Asian-Americans are not only disproportionately recent Americans, they are also disproportionately urban.  Asian-Americans poll more pro-choice and pro-gay than Americans at large, and they are more likely to favor “big government.”  Republicans demonize all of the above.

But most importantly, I believe, the Republicans under Obama have demonized the “other.”  They send the message loud and clear, whether they realize it or not, that people who are Hispanic or non-white or immigrants or gay or poor are not respected, not equal, not legitimately American.  This message is a more powerful repellent even than their policies.

During the Obama presidency, a certain segment of white Americans have made no-compromise positions mandatory for Republican candidates, they have formed the Tea Party to “take back our country,” they have denied the legitimacy of the Obama presidency, and they have armed themselves to the teeth.  This is the reaction of a certain fearful segment of white Americans to the election of just one non-white president, even while white Americans remain a significant majority in the country.

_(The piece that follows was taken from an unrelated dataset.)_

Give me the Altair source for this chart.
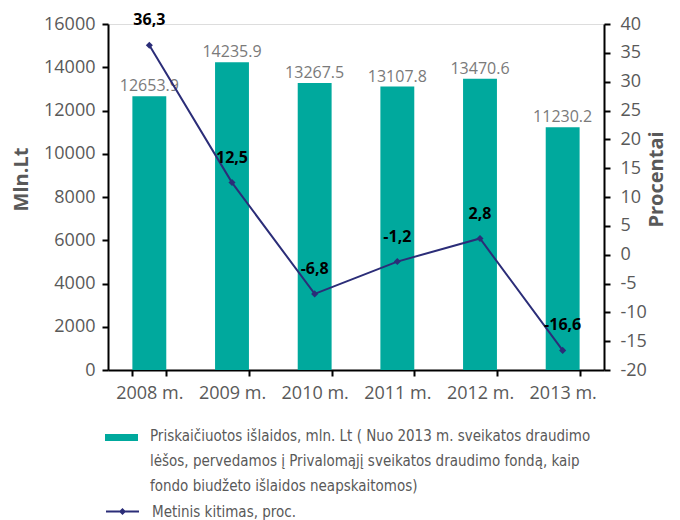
import altair as alt
import pandas as pd

years = ["2008 m.", "2009 m.", "2010 m.", "2011 m.", "2012 m.", "2013 m."]
spending = [12653.9, 14235.9, 13267.5, 13107.8, 13470.6, 11230.2]
spending_text = ["12653.9", "14235.9", "13267.5", "13107.8", "13470.6", "11230.2"]
growth = [36.3, 12.5, -6.8, -1.2, 2.8, -16.6]
growth_text = ["36,3", "12,5", "-6,8", "-1,2", "2,8", "-16,6"]
left_ticks = [0, 2000, 4000, 6000, 8000, 10000, 12000, 14000, 16000]
right_ticks = [-20, -15, -10, -5, 0, 5, 10, 15, 20, 25, 30, 35, 40]

bar_name = ("Priskaičiuotos išlaidos, mln. Lt ( Nuo 2013 m. sveikatos draudimo|"
            "lėšos, pervedamos į Privalomąjį sveikatos draudimo fondą, kaip|"
            "fondo biudžeto išlaidos neapskaitomos)")
line_name = "Metinis kitimas, proc."

TEAL = "#00A99D"
NAVY = "#2B2D78"
GRAY = "#595959"
FONT = "Open Sans"
LEG_FONT = "'Liberation Sans Narrow', 'DejaVu Sans Condensed', sans-serif"

W, H = 496, 346

df = pd.DataFrame({
    "year": years,
    "spending": spending,
    "spending_text": spending_text,
    "growth": growth,
    "growth_text": growth_text,
    "bar_series": [bar_name] * len(years),
    "line_series": [line_name] * len(years),
})

x_enc = alt.X(
    "year:N", sort=years,
    scale=alt.Scale(paddingInner=0.59, paddingOuter=0.295),
    axis=alt.Axis(title=None, labelAngle=0, tickBand="extent", labelFont=FONT,
                  labelFontSize=18, labelColor=GRAY, labelPadding=8,
                  domainColor="black", domainWidth=2, tickColor="black",
                  tickWidth=2, tickSize=6),
)

y_left = alt.Y(
    "spending:Q",
    scale=alt.Scale(domain=[0, 16000], nice=False),
    axis=alt.Axis(values=left_ticks, format="d", title="Mln.Lt",
                  titleFont=FONT, titleFontSize=20, titleFontWeight="bold",
                  titleColor=GRAY, titleAngle=270, titleX=-87, titleY=155,
                  titleAlign="center", titleBaseline="middle",
                  labelFont=FONT, labelOverlap=False,
                  labelFontSize=18, labelColor=GRAY, labelPadding=7,
                  domainColor="black", domainWidth=2, tickColor="black",
                  tickWidth=2, tickSize=6, grid=False),
)

y_right = alt.Y(
    "growth:Q",
    scale=alt.Scale(domain=[-20, 40], nice=False),
    axis=alt.Axis(orient="right", values=right_ticks,
                  labelExpr="'' + datum.value", title="Procentai", titleAngle=270,
                  titleX=52, titleY=155, titleAlign="center", titleBaseline="middle",
                  titleFont=FONT, titleFontSize=20, titleFontWeight="bold",
                  titleColor=GRAY, labelFont=FONT, labelOverlap=False,
                  labelFontSize=18, labelColor=GRAY, labelPadding=10,
                  domainColor="black", domainWidth=2, tickColor="black",
                  tickWidth=2, tickSize=6, grid=False),
)

bars = alt.Chart(df).mark_bar().encode(
    x=x_enc,
    y=y_left,
    fill=alt.Fill(
        "bar_series:N",
        scale=alt.Scale(domain=[bar_name], range=[TEAL]),
        legend=alt.Legend(
            title=None, orient="none", legendX=-3, legendY=388, padding=0,
            symbolType="M-1,0.34H1V0.76H-1Z", symbolSize=1089,
            symbolStrokeWidth=0, symbolFillColor=TEAL,
            labelExpr="split(datum.label, '|')", labelBaseline="top",
            labelFont=LEG_FONT, labelFontSize=15, labelColor=GRAY,
            labelLimit=700, labelOffset=12,
        ),
    ),
)

bar_labels = alt.Chart(df).mark_text(
    baseline="bottom", dy=-2, font=FONT, fontSize=16, color="#7a7a7a"
).encode(x=x_enc, y=y_left, text="spending_text:N")

left = alt.layer(bars, bar_labels)

line = alt.Chart(df).mark_line(strokeWidth=2).encode(
    x=x_enc,
    y=y_right,
    stroke=alt.Stroke(
        "line_series:N",
        scale=alt.Scale(domain=[line_name], range=[NAVY]),
        legend=alt.Legend(
            title=None, orient="none", legendX=-3, legendY=470, padding=0,
            symbolType="M-1,0H1M0,-0.13L0.13,0L0,0.13L-0.13,0Z", symbolSize=1089,
            symbolStrokeWidth=2, symbolStrokeColor=NAVY, symbolFillColor=NAVY,
            labelBaseline="middle",
            labelFont=LEG_FONT, labelFontSize=15, labelColor=GRAY,
            labelLimit=700, labelOffset=12,
        ),
    ),
)

points = alt.Chart(df).mark_point(shape="diamond", filled=True, size=50, color=NAVY, opacity=1).encode(
    x=x_enc, y=y_right
)

line_labels = alt.Chart(df).mark_text(
    baseline="middle", dy=-25, font=FONT, fontSize=16, fontWeight="bold", color="black"
).encode(x=x_enc, y=y_right, text="growth_text:N")

right = alt.layer(line, points, line_labels)

chart = alt.layer(left, right).resolve_scale(y="independent").properties(
    width=W, height=H, padding={"left": 3, "top": 4, "right": 3, "bottom": 0}
).configure_view(stroke=None).configure(
    background="white", style={"guide-label": {"lineHeight": 25}}
)

chart.save("out.html", embed_options={"renderer": "svg", "actions": False})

As our country becomes increasingly Hispanic and non-white, we will elect more high officials from outside the shrinking pool of non-Hispanic white Americans.  If my understanding of the reaction to President Obama has anything to it at all, the fearful reaction will hardly moderate as 2042 approaches.  On the contrary, the stridency will feed on itself – for instance, because immigrants are overwhelmingly Hispanic and non-white, white hostility to immigration will deepen, driving pro-immigrant groups ever farther away from the Republican “brand.”  As the Republican base becomes more fearful, the Republican “brand” will become less 2042-compliant, not more.